Three attackers drove a van into pedestrians on London Bridge before stabbing revelers nearby on Saturday night, killing seven people in what Britain called the work of Muslim militants engaged in a new trend of terrorism.
London Metropolitan Police yesterday said 12 people had been arrested in the Barking District of east London in connection with the attack, which also injured at least 48 people.
The attack occurred five days ahead of a parliamentary election and was the third to hit Britain in less than three months.
PHOTO: AFP
British Prime Minister Theresa May said the election would go ahead as planned on Thursday.
“It is time to say enough is enough,” she said in a televised statement.
“We cannot and must not pretend that things can continue as they are,” May said, calling for a strengthened counter-terrorism strategy that could include longer jail sentences for some offenses and new cyberspace regulations.
Less than two weeks ago, a suicide bomber killed 22 children and adults at a concert by US singer Ariana Grande in Manchester in northern England. In March, five people died after a man drove into pedestrians on Westminster Bridge in central London and stabbed a policeman.
On Saturday night, police shot dead the three male assailants in the Borough Market area near London Bridge within eight minutes of receiving the first emergency call shortly after 10pm.
Eyewitnesses described harrowing scenes as the attackers’ white van veered on and off the bridge sidewalk, hitting people along the way and the three men then ran into an area packed with bars and restaurants, stabbing people indiscriminately.
Accounts emerged of people trying to barricade themselves in a pub while others tried throwing tables and other objects to fend off the attackers.
Sky News reported police raided an address in Barking that was the address of one of the attackers and a witness told the TV channel that residents had heard controlled explosions early in the morning.
“We believe we are experiencing a new trend in the threat we face as terrorism breeds terrorism,” May said. “Perpetrators are inspired to attack not only on the basis of carefully constructed plots ... and not even as lone attackers radicalized online, but by copying one another and often using the crudest of means of attack.”
“While we have made significant progress in recent years, there is — to be frank — far too much tolerance of extremism in our country,” she said, without elaborating.
The three attackers on Saturday night were wearing what looked like explosive vests that were later found to have been fake.
May said the assailants’ aim had been to sow panic.
The London Ambulance Service said 48 people had been taken to five hospitals across the capital and a number of others had been treated at the scene for minor injuries.
In Taiwan, both the Tourism Bureau and the Travel Agent Association (TAA) said they had not received reports about any deaths or injuries of Taiwanese in the attack.
The Ministry of Foreign Affairs has maintained its “gray” travel alert for the UK, which means that tourists need to be mindful of their safety.
Taiwanese netizen Ray Lin said he happened to be traveling around the sites where the terror attacks took place and uploaded videos and photographs he took on Facebook.
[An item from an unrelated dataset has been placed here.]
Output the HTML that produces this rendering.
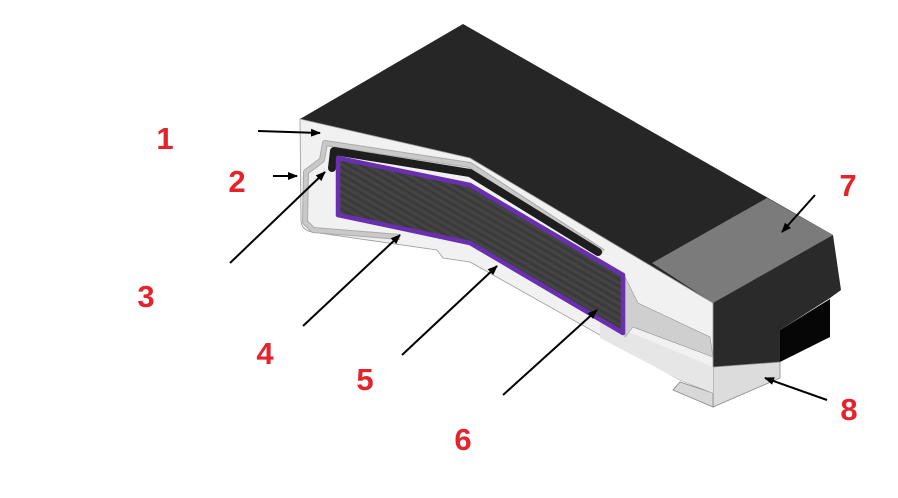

“I have never seen a terror attack up close. Attackers hit people with the van they drove. They also took a policeman as a hostage and slit throats of passersby,” Lin wrote.
“We quickly turned our car around and left the scene as fast as we could. The place we were staying happened to be very close to where the attack took place. When we looked down to the street, we saw people running frantically. The sirens of police cars, firetrucks and ambulances could be heard throughout the city. It felt like a living hell. Even the military was deployed,” he wrote.